Ziperstein’s figures function like actors on a stage, performing acrobatics that take the viewer in and out of interior spaces, crevices, nooks and crannies. In Untitled (Bedroom), 2006, the plaster sculptures transform the bedroom space from something banal to a Dr. Seuss-like wonder world. The effect of these figures is similar to the architecture of De Chirico’s paintings or Kurt Schwitters’ Merz sculptures. Like De Chirico’s strangely offset architecture, Ziperstein’s figures manipulate the environment in a way that transforms ordinary into an uncanny dream-like space. Similar to Schwitters’, Ziperstein uses a vocabulary of blanche solid forms that reconfigure interior spaces into alternate dimensions by adorning and crowding furniture and performing strange balancing acts through simple geometry, triangulations, curves and intersections.

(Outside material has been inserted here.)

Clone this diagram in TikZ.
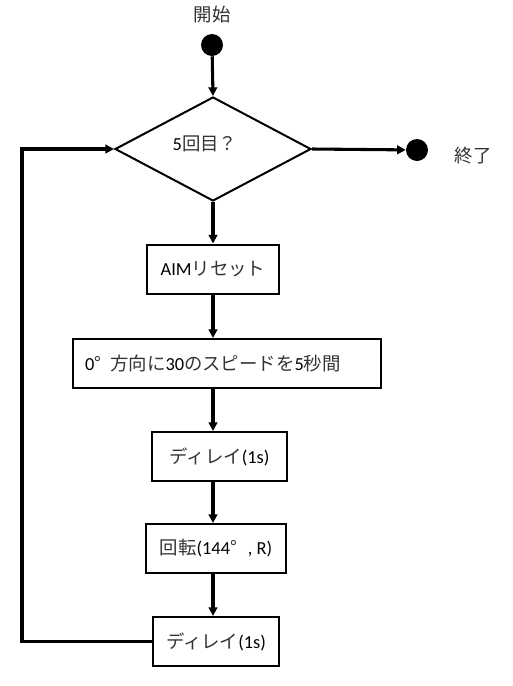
\documentclass[tikz,border=0pt]{standalone}
\usepackage{fontspec}
\setmainfont{Carlito}
\newfontfamily\jpfont{Noto Sans CJK JP}
\usetikzlibrary{arrows.meta,shapes.geometric}
\newcommand\Jp[1]{{\jpfont\color{black!80}#1}}
\begin{document}
\begin{tikzpicture}[x=0.75pt,y=-0.75pt,
  every node/.style={font=\fontsize{13.8}{16}\selectfont},
  box/.style={draw,line width=1.5pt,minimum height=49*0.75pt,inner sep=0pt},
  conn/.style={line width=2.3pt,-{Triangle[length=6.5pt,width=6.5pt]}},
  dot/.style={circle,fill=black,minimum size=16.5pt,inner sep=0pt}]
\useasboundingbox (0,0) rectangle (513,686);
\node (lstart) at (212,15) {\Jp{開始}};
\node[dot] (s) at (212,45) {};
\node[draw,diamond,line width=1.5pt,minimum width=147pt,minimum height=78pt,inner sep=0pt] (d) at (213,149) {};
\node (dq) at (205,144) {5\Jp{回目？}};
\node[dot] (e) at (417,150) {};
\node (lend) at (473,156) {\Jp{終了}};
\node[box,minimum width=132*0.75pt] (b1) at (213,269) {AIM\Jp{リセット}};
\node[box,minimum width=308*0.75pt,text width=213pt,inner xsep=9pt,align=left] (b2) at (227,363.5) {0\Jp{°\hspace{0.5em}方向に}30\Jp{のスピードを}5\Jp{秒間}};
\node[box,minimum width=135*0.75pt] (b3) at (219.5,456.5) {\Jp{ディレイ}(1s)};
\node[box,minimum width=140*0.75pt] (b4) at (216,548.5) {\Jp{回転}(144\Jp{°}\hspace{0.6em}, R)};
\node[box,minimum width=126*0.75pt] (b5) at (216,641.5) {\Jp{ディレイ}(1s)};
\coordinate (lc) at (22,149);
\draw[conn] (s) -- (d.north);
\draw[conn] (d.east) -- (e);
\draw[conn] (d.south) -- (d.south |- b1.north);
\draw[conn] (b1.south -| d.south) -- (b2.north -| d.south);
\draw[conn] (b2.south -| d.south) -- (b3.north -| d.south);
\draw[conn] (b3.south -| d.south) -- (b4.north -| d.south);
\draw[conn] (b4.south -| d.south) -- (b5.north -| d.south);
\draw[conn] (b5.west) -| (lc) -- (d.west);
\end{tikzpicture}
\end{document}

The juxtaposition of these quirky, invasive forms with the domestic décor of interior spaces suggests an economic and political dimension to architecture and consumerism. Untitled (Bedroom), 2006, like other pieces in Ziperstein’s exhibition, displays scenarios in which home furnishings and architecture are fused and brought under scrutiny via the hyper-real sculptural configurations. In a sense, Ziperstein’s sculptures expose the relationship between architecture and consumption seen through domestic living. Overall, Ziperstein uses whimsy and fantasy to deconstruct the dynamics of consumer living and the way it transforms and dictates the curves, bends and balancing of architectural spaces.